EPFO Rate At 5-Year Low Of 8.55%. Still Worth Investing?

The Central Board of Trustees (CBT) of the Employees’ Provident Fund Organisation on Wednesday decided to slash the interest rate for 2017-18 to 8.55% from the earlier 8.65%. Read on to know more.

The Central Board of Trustees (CBT) of the Employees’ Provident Fund Organisation on Wednesday decided to slash the interest rate for 2017-18 to 8.55% from the earlier 8.65%. With this, the EPF interest rate reduced to a five-year low and will provide 8.55 percent interest on their savings for the current financial year.

The lowering of the rate came as a surprise as media reports had suggested that the retirement fund body will maintain the rate as it had sold a portion of its investments in exchange-traded funds (ETF) worth Rs. 2,886 crores earlier.

We take a look at other schemes to compare the interest rates offered by them.

Employee Provident Fund (EPF)

EPF scheme helps in building a corpus for retirement through regular, monthly, contributions made by employees and their employer.

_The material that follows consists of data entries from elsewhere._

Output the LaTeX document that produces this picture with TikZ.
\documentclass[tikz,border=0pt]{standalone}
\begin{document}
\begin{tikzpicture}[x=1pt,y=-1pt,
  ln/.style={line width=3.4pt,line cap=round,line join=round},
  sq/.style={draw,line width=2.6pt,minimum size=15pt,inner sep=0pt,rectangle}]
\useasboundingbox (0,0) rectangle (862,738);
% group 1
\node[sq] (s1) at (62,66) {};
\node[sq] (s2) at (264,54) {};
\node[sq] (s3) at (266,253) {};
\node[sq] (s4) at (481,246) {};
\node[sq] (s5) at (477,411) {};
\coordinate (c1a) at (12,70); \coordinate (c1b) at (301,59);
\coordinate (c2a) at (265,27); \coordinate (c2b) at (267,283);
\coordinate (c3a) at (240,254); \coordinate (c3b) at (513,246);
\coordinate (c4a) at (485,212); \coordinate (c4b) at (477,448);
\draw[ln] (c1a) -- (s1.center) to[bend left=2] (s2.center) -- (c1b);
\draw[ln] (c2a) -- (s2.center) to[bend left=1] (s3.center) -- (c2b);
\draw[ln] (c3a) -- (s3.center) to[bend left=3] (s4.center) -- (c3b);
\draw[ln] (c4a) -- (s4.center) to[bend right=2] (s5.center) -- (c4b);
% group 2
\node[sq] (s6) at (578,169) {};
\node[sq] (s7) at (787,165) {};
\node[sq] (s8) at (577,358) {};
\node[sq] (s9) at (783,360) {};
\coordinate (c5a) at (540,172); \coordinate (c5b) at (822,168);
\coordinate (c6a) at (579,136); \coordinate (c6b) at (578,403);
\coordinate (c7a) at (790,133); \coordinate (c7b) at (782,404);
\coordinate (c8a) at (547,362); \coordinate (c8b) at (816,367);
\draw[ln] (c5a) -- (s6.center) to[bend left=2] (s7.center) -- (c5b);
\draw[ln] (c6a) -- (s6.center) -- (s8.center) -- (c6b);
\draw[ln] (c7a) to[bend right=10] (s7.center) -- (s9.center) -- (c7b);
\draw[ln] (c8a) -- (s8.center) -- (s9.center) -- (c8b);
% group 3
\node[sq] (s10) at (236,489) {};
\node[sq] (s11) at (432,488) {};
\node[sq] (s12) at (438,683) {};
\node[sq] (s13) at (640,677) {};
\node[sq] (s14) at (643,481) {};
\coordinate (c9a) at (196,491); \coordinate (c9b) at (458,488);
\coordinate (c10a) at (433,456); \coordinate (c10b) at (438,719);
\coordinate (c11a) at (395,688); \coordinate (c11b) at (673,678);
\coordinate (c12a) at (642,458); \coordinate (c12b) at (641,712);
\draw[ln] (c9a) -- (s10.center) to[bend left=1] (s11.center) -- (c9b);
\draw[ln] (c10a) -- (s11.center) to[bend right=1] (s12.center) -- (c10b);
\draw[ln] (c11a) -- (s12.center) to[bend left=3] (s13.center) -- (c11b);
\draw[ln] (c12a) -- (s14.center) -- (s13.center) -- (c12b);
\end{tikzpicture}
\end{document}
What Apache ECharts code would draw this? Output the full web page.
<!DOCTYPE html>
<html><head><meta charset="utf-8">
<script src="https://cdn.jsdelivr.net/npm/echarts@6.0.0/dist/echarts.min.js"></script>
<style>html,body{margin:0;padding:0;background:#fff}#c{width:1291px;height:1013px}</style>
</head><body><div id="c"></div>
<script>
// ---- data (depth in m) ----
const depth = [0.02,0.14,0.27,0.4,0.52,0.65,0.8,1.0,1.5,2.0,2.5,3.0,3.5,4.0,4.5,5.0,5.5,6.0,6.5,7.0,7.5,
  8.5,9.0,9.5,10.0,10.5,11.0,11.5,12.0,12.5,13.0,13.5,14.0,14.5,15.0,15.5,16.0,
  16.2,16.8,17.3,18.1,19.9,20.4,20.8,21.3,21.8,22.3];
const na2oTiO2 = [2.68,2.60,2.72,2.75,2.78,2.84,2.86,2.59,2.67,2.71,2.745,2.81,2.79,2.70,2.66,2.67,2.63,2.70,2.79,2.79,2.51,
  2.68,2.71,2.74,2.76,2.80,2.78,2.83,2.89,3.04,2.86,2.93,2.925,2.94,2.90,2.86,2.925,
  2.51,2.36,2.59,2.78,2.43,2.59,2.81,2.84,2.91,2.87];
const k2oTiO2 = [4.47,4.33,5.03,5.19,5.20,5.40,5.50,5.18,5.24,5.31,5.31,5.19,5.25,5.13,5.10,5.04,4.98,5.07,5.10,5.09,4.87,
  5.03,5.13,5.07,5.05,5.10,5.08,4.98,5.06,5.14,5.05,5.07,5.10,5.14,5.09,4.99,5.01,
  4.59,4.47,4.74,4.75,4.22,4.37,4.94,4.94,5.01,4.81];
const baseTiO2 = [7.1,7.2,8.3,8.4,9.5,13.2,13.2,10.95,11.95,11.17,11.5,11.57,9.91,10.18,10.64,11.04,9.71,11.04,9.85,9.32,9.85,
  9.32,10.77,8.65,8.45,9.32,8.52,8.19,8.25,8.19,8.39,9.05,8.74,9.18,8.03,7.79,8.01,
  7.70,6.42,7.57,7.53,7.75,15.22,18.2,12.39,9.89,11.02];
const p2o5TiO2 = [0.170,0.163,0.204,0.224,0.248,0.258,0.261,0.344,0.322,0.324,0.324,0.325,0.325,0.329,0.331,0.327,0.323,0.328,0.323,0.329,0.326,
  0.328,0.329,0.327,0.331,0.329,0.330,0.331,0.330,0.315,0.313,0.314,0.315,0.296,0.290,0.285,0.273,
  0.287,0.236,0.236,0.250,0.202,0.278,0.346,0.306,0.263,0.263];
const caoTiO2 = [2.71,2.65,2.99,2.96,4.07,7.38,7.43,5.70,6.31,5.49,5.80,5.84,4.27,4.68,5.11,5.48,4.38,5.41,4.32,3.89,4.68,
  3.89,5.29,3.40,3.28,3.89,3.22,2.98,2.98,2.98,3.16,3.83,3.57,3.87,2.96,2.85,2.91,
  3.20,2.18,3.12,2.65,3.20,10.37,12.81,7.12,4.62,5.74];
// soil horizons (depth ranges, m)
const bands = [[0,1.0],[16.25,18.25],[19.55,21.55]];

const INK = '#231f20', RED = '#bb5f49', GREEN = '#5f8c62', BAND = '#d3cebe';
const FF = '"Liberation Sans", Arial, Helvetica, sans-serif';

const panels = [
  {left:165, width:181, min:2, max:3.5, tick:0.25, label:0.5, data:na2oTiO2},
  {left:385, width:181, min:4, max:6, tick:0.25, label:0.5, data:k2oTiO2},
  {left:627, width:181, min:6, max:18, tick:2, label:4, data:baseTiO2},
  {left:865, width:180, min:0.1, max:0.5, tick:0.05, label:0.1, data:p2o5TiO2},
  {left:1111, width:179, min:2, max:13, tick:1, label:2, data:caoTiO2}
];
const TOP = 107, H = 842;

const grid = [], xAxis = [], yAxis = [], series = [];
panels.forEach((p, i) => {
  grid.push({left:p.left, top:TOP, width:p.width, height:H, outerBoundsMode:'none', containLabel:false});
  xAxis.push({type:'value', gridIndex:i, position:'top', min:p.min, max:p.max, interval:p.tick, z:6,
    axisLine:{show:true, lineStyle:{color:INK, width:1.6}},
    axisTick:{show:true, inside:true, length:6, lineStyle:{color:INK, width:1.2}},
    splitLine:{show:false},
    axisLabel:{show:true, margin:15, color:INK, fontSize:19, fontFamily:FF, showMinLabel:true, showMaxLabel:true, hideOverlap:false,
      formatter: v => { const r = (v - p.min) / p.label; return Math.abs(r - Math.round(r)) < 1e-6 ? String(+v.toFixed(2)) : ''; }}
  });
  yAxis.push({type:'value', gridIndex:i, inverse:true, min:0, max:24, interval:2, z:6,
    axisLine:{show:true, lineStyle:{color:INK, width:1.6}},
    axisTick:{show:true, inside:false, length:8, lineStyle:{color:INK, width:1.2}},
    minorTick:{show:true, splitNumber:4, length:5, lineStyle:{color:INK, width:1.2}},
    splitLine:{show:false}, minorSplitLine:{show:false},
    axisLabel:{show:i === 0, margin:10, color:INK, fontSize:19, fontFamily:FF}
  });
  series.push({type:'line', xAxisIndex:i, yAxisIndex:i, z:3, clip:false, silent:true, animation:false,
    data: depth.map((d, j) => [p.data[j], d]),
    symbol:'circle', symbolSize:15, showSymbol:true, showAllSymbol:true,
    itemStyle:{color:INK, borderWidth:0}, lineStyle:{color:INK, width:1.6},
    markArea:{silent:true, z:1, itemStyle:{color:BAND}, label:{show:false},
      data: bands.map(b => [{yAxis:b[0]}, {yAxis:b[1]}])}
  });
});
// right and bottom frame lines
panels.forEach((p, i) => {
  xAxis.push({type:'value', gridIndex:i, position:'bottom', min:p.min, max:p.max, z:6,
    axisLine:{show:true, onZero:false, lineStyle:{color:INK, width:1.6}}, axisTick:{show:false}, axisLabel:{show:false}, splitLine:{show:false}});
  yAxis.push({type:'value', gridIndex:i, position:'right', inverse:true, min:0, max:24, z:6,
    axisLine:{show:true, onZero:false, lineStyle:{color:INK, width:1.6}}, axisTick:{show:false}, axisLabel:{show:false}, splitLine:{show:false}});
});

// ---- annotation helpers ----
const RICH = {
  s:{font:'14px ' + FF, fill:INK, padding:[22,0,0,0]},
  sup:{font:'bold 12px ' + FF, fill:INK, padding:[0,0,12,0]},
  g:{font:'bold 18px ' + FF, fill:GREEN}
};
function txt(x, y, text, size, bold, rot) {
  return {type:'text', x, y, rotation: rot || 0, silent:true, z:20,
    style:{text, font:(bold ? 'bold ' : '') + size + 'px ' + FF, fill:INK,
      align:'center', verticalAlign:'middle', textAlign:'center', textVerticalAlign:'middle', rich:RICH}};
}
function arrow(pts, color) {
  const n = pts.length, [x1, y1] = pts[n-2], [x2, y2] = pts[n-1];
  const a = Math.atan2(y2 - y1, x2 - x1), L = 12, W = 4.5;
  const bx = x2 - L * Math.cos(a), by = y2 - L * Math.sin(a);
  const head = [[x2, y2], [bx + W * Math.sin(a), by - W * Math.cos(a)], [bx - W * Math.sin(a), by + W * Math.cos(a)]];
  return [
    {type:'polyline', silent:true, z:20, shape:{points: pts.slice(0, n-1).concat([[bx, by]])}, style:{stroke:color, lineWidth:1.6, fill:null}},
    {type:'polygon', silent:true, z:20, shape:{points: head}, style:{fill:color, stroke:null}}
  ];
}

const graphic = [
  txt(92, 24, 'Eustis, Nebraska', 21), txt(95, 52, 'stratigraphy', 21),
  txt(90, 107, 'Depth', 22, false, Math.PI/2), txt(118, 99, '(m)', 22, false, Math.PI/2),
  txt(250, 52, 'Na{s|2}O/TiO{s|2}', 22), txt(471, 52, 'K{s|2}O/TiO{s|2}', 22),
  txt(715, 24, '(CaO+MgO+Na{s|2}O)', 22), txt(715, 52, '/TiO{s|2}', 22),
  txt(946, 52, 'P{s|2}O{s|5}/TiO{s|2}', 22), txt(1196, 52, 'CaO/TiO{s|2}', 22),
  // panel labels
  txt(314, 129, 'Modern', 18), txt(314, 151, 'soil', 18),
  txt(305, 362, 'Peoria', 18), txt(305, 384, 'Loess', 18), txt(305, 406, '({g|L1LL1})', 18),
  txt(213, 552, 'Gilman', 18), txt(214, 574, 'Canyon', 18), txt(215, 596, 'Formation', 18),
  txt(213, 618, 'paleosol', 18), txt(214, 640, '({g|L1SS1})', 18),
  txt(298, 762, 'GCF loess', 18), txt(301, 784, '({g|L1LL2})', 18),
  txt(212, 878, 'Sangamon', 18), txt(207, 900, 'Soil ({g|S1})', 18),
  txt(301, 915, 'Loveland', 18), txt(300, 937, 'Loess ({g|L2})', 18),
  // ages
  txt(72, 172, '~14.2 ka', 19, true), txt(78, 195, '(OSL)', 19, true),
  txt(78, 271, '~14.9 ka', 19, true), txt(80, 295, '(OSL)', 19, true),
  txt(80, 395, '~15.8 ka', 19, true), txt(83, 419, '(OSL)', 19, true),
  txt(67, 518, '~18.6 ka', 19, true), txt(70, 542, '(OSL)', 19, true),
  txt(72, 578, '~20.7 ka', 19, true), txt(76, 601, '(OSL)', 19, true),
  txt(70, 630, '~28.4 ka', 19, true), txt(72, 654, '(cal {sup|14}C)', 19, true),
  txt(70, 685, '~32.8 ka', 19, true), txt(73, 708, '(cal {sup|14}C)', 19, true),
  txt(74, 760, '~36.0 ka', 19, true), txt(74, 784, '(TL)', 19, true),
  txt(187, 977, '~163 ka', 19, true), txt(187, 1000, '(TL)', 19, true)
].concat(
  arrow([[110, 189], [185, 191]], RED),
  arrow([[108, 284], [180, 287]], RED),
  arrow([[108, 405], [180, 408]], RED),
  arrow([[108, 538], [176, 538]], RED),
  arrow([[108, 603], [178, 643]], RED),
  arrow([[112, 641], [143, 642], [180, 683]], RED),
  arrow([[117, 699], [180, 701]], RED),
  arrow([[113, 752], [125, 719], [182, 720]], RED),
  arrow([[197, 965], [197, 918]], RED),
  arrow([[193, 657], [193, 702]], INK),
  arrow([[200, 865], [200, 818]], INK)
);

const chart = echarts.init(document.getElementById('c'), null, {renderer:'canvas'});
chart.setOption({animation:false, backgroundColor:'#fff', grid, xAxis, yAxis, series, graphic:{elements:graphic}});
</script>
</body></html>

The EPF balance in an employee’s account earns interest. It is amongst the most popular saving scheme for retirement as the amount at maturity and the interest earned are tax-free. The introduction of the Universal Account Number (UAN) has made accessibility of the EPF account easier. This scheme so far was earning interest rate at 8.65 percent, but for the financial year 2017-18, it has been changed to 8.55 percent.

National Saving Certificate(NSC)

These certificates are issued by the post office and can be availed from any branch of postal service. You can buy NSC worth any amount for a maturity period of five years from the date of purchase. The interest rate earned here is based on the type of certificate bought but is calculated on the yearly basis. The interest is tax-free except for the interest earned in the last year. The 5-year NSC attracts an interest rate of 7.6 percent. NSC investments up to Rs. 1.5 lakhs can be claimed as tax deductions under 80C.

Public Provident Fund (PPF)

Investment in this instrument is also popular as the deposits made in this account can be claimed as tax deductions. This was also introduced by the government to promote retirement saving. The PPF account can be opened at any nationalised banks, specific private banks and post offices. You can open a PPF account by investing an amount as small as Rs. 500. And you can invest up to Rs. 1.5 lakhs in a year. This scheme attracts an interest rate of 7.6 percent.

National Pension Scheme (NPS)

This is a low-cost market-linked retirement plan and is mainly aimed at providing benefits to individuals after their retirement. The interest rate for this scheme is not fixed as the money is invested into many investment options, but NPS has helped subscriber earn 12-14%, which is better than other investment options like EPF or PPF. This scheme also gives the subscriber the option to choose where to invest their money in as well as who should manage their investments.

Senior Citizen Savings Scheme

As the name suggests, this scheme is meant for the senior citizens. It can be opened if you are 60 years old. You can make a minimum deposit of Rs. 1,000 in this account and can invest up to Rs. 15 lakhs.  This saving scheme’s maximum tenure is 5 years. But, after maturity, the tenure can be extended for a further 3 years. The five-year Senior Citizens’ Savings Scheme carries an interest rate of 8.30%.